WELLINGTON (Reuters) - New Zealand business sentiment worsened in February, reversing some of the recent improvement seen in the previous survey in December, an ANZ Bank survey showed on Thursday.
The survey's headline measure showed a net 30.9 percent of respondents expected the economy to deteriorate over the year ahead. That compared with a net 24.1 percent pessimism level in the previous poll in December.
The New Zealand dollar slipped to $0.6838 from $0.6851 after the release.
Fragile business sentiment has dogged New Zealand's economy and its centre-left Labour-led government since it took office in late 2017, with firms worried about investment and employment policies.
Confidence hit a decade-low in August with the index falling to -50.3 percent, although managed to claw back some of these losses in recent months after Prime Minister Jacinda Ardern set up a business council to advise her on economic issues.
The ANZ survey on Thursday showed firms’ expectations for their own activity had eased 3 points, with a net 10.5 percent expecting their business to grow in the next 12 months compared with 13.6 percent in December.
The agriculture and services sectors were the most optimistic and the construction sector the least, the survey showed.
"Clearly the economy is stretched at the moment, but it does appear that momentum has waned markedly over the last six months," said ANZ Chief Economist Sharon Zollner.
In its last policy meeting, New Zealand's central bank retained the possibility of a rate cut in the face of rising economic risks, but struck a broadly neutral policy tone.

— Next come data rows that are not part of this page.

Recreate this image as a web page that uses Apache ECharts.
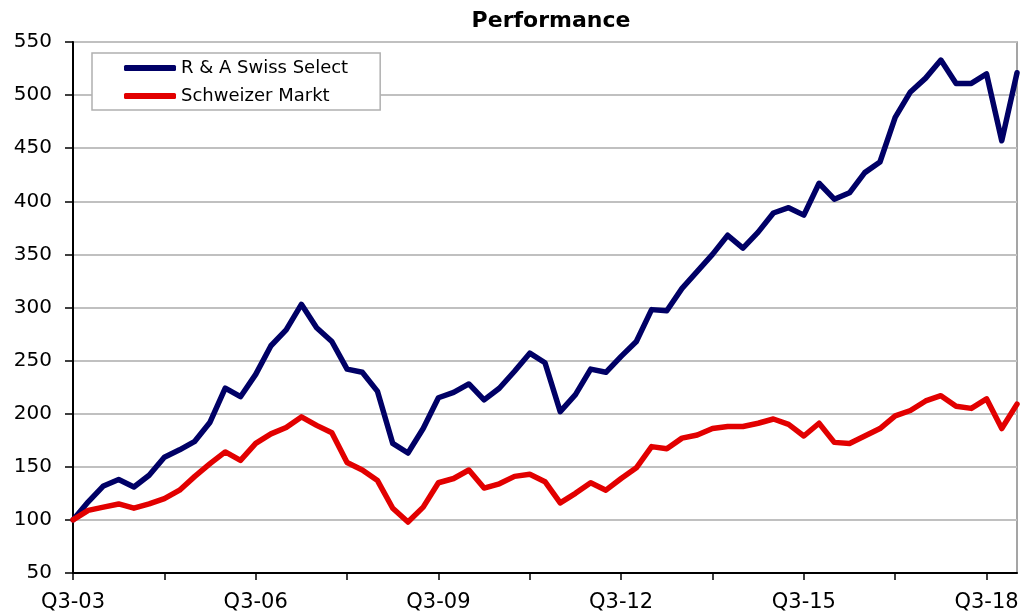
<!DOCTYPE html>
<html><head><meta charset="utf-8">
<script src="https://cdn.jsdelivr.net/npm/echarts@6/dist/echarts.min.js"></script>
<style>html,body{margin:0;padding:0;background:#fff}#c{width:1027px;height:616px}</style>
</head><body><div id="c"></div>
<script>
const categories = ['Q3-03','Q4-03','Q1-04','Q2-04','Q3-04','Q4-04','Q1-05','Q2-05','Q3-05','Q4-05','Q1-06','Q2-06',
'Q3-06','Q4-06','Q1-07','Q2-07','Q3-07','Q4-07','Q1-08','Q2-08','Q3-08','Q4-08','Q1-09','Q2-09',
'Q3-09','Q4-09','Q1-10','Q2-10','Q3-10','Q4-10','Q1-11','Q2-11','Q3-11','Q4-11','Q1-12','Q2-12',
'Q3-12','Q4-12','Q1-13','Q2-13','Q3-13','Q4-13','Q1-14','Q2-14','Q3-14','Q4-14','Q1-15','Q2-15',
'Q3-15','Q4-15','Q1-16','Q2-16','Q3-16','Q4-16','Q1-17','Q2-17','Q3-17','Q4-17','Q1-18','Q2-18',
'Q3-18','Q4-18','Q1-19'];
const swissSelect = [100,117,132,138,131,142,159,166,174,192,224,216,
237,264,279,303,281,268,242,239,221,172,163,186,
215,220,228,213,224,240,257,248,202,218,242,239,
254,268,298,297,318,334,350,368,356,371,389,394,
387,417,402,408,427,437,479,503,516,533,511,511,
520,457,521];
const schweizerMarkt = [100,109,112,115,111,115,120,128,141,153,164,156,
172,181,187,197,189,182,154,147,137,111,98,112,
135,139,147,130,134,141,143,136,116,125,135,128,
139,149,169,167,177,180,186,188,188,191,195,190,
179,191,173,172,179,186,198,203,212,217,207,205,
214,186,209];
const seriesNames = ['R & A Swiss Select','Schweizer Markt'];
const yTicks = {min:50, max:550, interval:50};

const chart = echarts.init(document.getElementById('c'), null, {renderer:'canvas'});
const font = 'DejaVu Sans, Verdana, sans-serif';
chart.setOption({
  animation:false,
  backgroundColor:'#fff',
  title:{text:'Performance', left:546, textAlign:'center', top:5,
    textStyle:{fontFamily:font, fontSize:22, fontWeight:'bold', color:'#000'}},
  grid:{left:73, right:10, top:42, bottom:43, show:true, borderColor:'#888', borderWidth:1.5},
  legend:{orient:'vertical', left:92, top:53, padding:[6,32,5,32], itemGap:10,
    backgroundColor:'#fff', borderColor:'#b0b0b0', borderWidth:1.5,
    itemWidth:52, itemHeight:6, icon:'roundRect',
    textStyle:{fontFamily:font, fontSize:18, color:'#000'},
    data:seriesNames},
  xAxis:{type:'category', data:categories, boundaryGap:false,
    axisLine:{lineStyle:{color:'#000', width:2}},
    axisTick:{interval:5, length:7, lineStyle:{color:'#000', width:1.5}},
    axisLabel:{interval:11, margin:19, fontFamily:font, fontSize:21, color:'#000'},
    splitLine:{show:false}},
  yAxis:{type:'value', min:yTicks.min, max:yTicks.max, interval:yTicks.interval,
    axisLine:{show:true, lineStyle:{color:'#000', width:2}},
    axisTick:{show:true, length:8, lineStyle:{color:'#000', width:1.5}},
    axisLabel:{margin:21, fontFamily:font, fontSize:20, color:'#000'},
    splitLine:{lineStyle:{color:'#c0c0c0', width:2}}},
  series:[
    {name:seriesNames[0], type:'line', data:swissSelect, symbol:'none',
      lineStyle:{color:'#000066', width:5.5, join:'round', cap:'round'}, itemStyle:{color:'#000066'}},
    {name:seriesNames[1], type:'line', data:schweizerMarkt, symbol:'none',
      lineStyle:{color:'#e20000', width:5.5, join:'round', cap:'round'}, itemStyle:{color:'#e20000'}}
  ]
});
</script></body></html>
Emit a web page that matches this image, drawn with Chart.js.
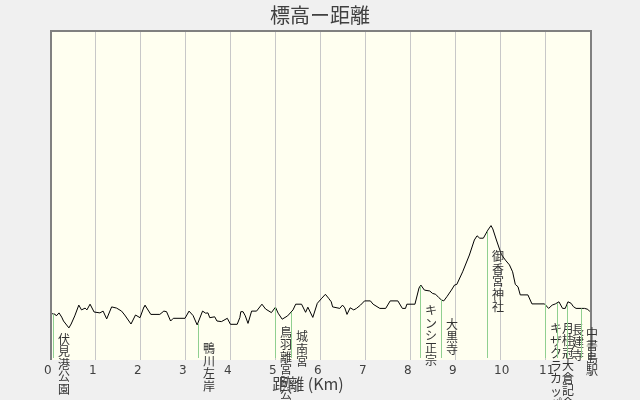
<!DOCTYPE html>
<html lang="ja">
<head>
    <meta charset="UTF-8">
    <title>標高ー距離</title>
    <script src="https://cdn.jsdelivr.net/npm/chart.js"></script>
    <style>
        body {
            margin: 0;
            background-color: #f0f0f0;
        }
        canvas {
            display: block;
        }
    </style>
</head>
<body>
    <canvas id="profileChart" width="640" height="400"></canvas>

    <script>
        // 距離 (km) と 標高
        const distKm = [
            0.00, 0.02, 0.06, 0.11, 0.14, 0.20, 0.26, 0.30, 0.42, 0.47, 0.55, 0.64, 0.70, 0.78, 0.82, 0.89, 0.98,
            1.11, 1.18, 1.26, 1.37, 1.48, 1.59, 1.66, 1.80, 1.90, 2.00, 2.09, 2.11, 2.24, 2.44, 2.53, 2.59, 2.68,
            2.74, 3.00, 3.09, 3.18, 3.27, 3.39, 3.46, 3.51, 3.55, 3.66, 3.71, 3.81, 3.94, 4.01, 4.16, 4.22, 4.24,
            4.29, 4.34, 4.40, 4.48, 4.59, 4.71, 4.79, 4.92, 5.01, 5.07, 5.16, 5.28, 5.40, 5.46, 5.59, 5.68, 5.73,
            5.84, 5.94, 6.04, 6.12, 6.19, 6.25, 6.28, 6.44, 6.50, 6.55, 6.60, 6.67, 6.75, 6.81, 6.90, 6.99, 7.12,
            7.18, 7.33, 7.46, 7.56, 7.73, 7.83, 7.90, 7.93, 8.11, 8.20, 8.24, 8.32, 8.44, 8.50, 8.57, 8.64, 8.70,
            8.75, 8.82, 8.92, 8.99, 9.04, 9.17, 9.32, 9.43, 9.49, 9.55, 9.63, 9.73, 9.80, 9.84, 9.92, 10.03, 10.12,
            10.21, 10.28, 10.34, 10.40, 10.45, 10.62, 10.71, 10.99, 11.08, 11.16, 11.23, 11.31, 11.39, 11.45,
            11.51, 11.58, 11.63, 11.69, 11.88, 11.95, 12.00
        ];
        const elevation = [
            20.7, 16.0, 15.3, 15.3, 14.7, 15.7, 14.3, 13.0, 10.7, 12.0, 14.7, 18.3, 16.7, 17.3, 16.7, 18.6, 16.0,
            15.7, 16.3, 13.7, 17.7, 17.3, 16.3, 15.0, 12.0, 15.0, 14.1, 17.8, 18.3, 15.2, 15.2, 16.3, 16.1, 13.0,
            13.9, 13.9, 16.3, 14.8, 11.7, 16.3, 15.6, 15.7, 14.1, 14.4, 13.0, 12.8, 13.9, 11.9, 11.9, 14.2, 16.1,
            16.1, 14.7, 12.2, 16.3, 16.3, 18.6, 17.0, 15.8, 17.6, 15.6, 13.6, 14.7, 16.7, 18.6, 18.6, 15.9, 17.6,
            14.2, 18.9, 20.6, 21.9, 20.6, 19.4, 17.7, 17.2, 18.3, 17.4, 15.2, 17.4, 16.7, 17.2, 18.3, 19.7, 19.7,
            18.6, 17.2, 17.2, 19.7, 19.7, 17.2, 17.2, 18.6, 18.6, 24.0, 25.0, 23.3, 23.0, 22.2, 21.9, 20.8, 20.0,
            19.7, 21.1, 23.3, 25.0, 25.2, 29.4, 35.0, 40.0, 41.4, 40.6, 40.6, 43.3, 44.8, 43.7, 40.0, 35.2, 33.3,
            31.7, 29.4, 25.2, 24.4, 21.7, 21.7, 18.7, 18.7, 17.2, 18.3, 18.7, 19.4, 17.2, 17.2,
            19.4, 18.9, 17.8, 17.2, 17.2, 16.9, 16.1
        ];

        // 目標地点
        const placeNames = [
            '伏見港公園', '鴨川左岸', '鳥羽離宮跡公園', '城南宮', 'キンシ正宗', '大黒寺',
            '御香宮神社', 'キザクラカッパカントリー', '月桂冠大倉記念館', '長建寺', '中書島駅'
        ];
        const placeKm = [0.07, 3.28, 5.01, 5.36, 8.23, 8.69, 9.71, 10.99, 11.26, 11.48, 11.80];

        const xTicks = [0, 1, 2, 3, 4, 5, 6, 7, 8, 9, 10, 11];

        // 線形補間で地点の標高を求める
        function elevationAt(km) {
            for (let i = 1; i < distKm.length; i++) {
                if (km <= distKm[i]) {
                    const t = (km - distKm[i - 1]) / (distKm[i] - distKm[i - 1]);
                    return elevation[i - 1] + t * (elevation[i] - elevation[i - 1]);
                }
            }
            return elevation[elevation.length - 1];
        }

        const backgroundPlugin = {
            id: 'backgroundPlugin',
            beforeDraw: (chart) => {
                const ctx = chart.ctx;
                const a = chart.chartArea;
                ctx.save();
                ctx.fillStyle = '#f0f0f0';
                ctx.fillRect(0, 0, chart.width, chart.height);
                ctx.fillStyle = '#fffff0';
                ctx.fillRect(a.left, a.top, a.right - a.left, a.bottom - a.top);
                ctx.restore();
            }
        };

        const placesPlugin = {
            id: 'placesPlugin',
            afterDraw: (chart) => {
                const ctx = chart.ctx;
                const a = chart.chartArea;
                const xs = chart.scales.x;
                const ys = chart.scales.y;

                ctx.save();
                // 枠線 (上・左・右)
                ctx.strokeStyle = '#808080';
                ctx.lineWidth = 2;
                ctx.beginPath();
                ctx.moveTo(a.left + 1, a.bottom);
                ctx.lineTo(a.left + 1, a.top + 1);
                ctx.lineTo(a.right + 1, a.top + 1);
                ctx.lineTo(a.right + 1, a.bottom);
                ctx.stroke();

                // 地点の縦線と縦書きラベル
                placeNames.forEach((name, i) => {
                    const x = Math.round(xs.getPixelForValue(placeKm[i])) + 0.5;
                    const y = ys.getPixelForValue(elevationAt(placeKm[i]));
                    ctx.strokeStyle = '#90d090';
                    ctx.lineWidth = 1;
                    ctx.beginPath();
                    ctx.moveTo(x, y);
                    ctx.lineTo(x, a.bottom - 2);
                    ctx.stroke();

                    ctx.fillStyle = '#333333';
                    ctx.font = '12px "Noto Sans CJK JP"';
                    ctx.textAlign = 'center';
                    ctx.textBaseline = 'top';
                    Array.from(name).forEach((ch, j) => {
                        ctx.fillText(ch, x + 10.5, y + 19 + j * 12.5);
                    });
                });

                // 軸タイトル
                ctx.fillStyle = '#404040';
                ctx.font = '16px "Noto Sans CJK JP"';
                ctx.textAlign = 'center';
                ctx.textBaseline = 'middle';
                ctx.fillText('距離 (Km)', 308, 384);
                ctx.restore();
            }
        };

        const config = {
            type: 'line',
            data: {
                datasets: [{
                    data: distKm.map((km, i) => ({ x: km, y: elevation[i] })),
                    borderColor: '#000000',
                    borderWidth: 1,
                    pointRadius: 0,
                    tension: 0,
                    fill: false
                }]
            },
            options: {
                responsive: false,
                animation: false,
                events: [],
                layout: {
                    padding: { left: 50, right: 50, top: 0, bottom: 0 }
                },
                plugins: {
                    legend: { display: false },
                    tooltip: { enabled: false },
                    title: {
                        display: true,
                        text: '標高ー距離',
                        color: '#404040',
                        font: { family: '"Noto Sans CJK JP"', size: 20, weight: 'normal' },
                        padding: { top: 3, bottom: 3 }
                    }
                },
                scales: {
                    x: {
                        type: 'linear',
                        min: 0,
                        max: 12,
                        afterFit: (scale) => { scale.height = 40; },
                        afterBuildTicks: (scale) => {
                            scale.ticks = xTicks.map(v => ({ value: v }));
                        },
                        ticks: {
                            align: 'start',
                            labelOffset: -6,
                            padding: 4,
                            color: '#404040',
                            font: { family: '"DejaVu Sans"', size: 12 },
                            maxRotation: 0,
                            autoSkip: false
                        },
                        grid: {
                            color: '#c8c8c8',
                            lineWidth: 1,
                            drawTicks: false
                        },
                        border: { display: false }
                    },
                    y: {
                        display: false,
                        min: 0,
                        max: 110
                    }
                }
            },
            plugins: [backgroundPlugin, placesPlugin]
        };

        new Chart(document.getElementById('profileChart'), config);
    </script>
</body>
</html>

ANZ has forecast a cut in rates for November, although the central bank has said it expects to keep rates at their current level through 2019 and 2020.
Businesses in New Zealand complained about the government's decision to hike the minimum wage, restrictions on foreign homebuying and a ban on new offshore oil-and-gas exploration permit.
New Zealand's Tax Working Group last week recommended that the government begin taxing capital gains income, a policy that critics say could deter investors, especially in the property market.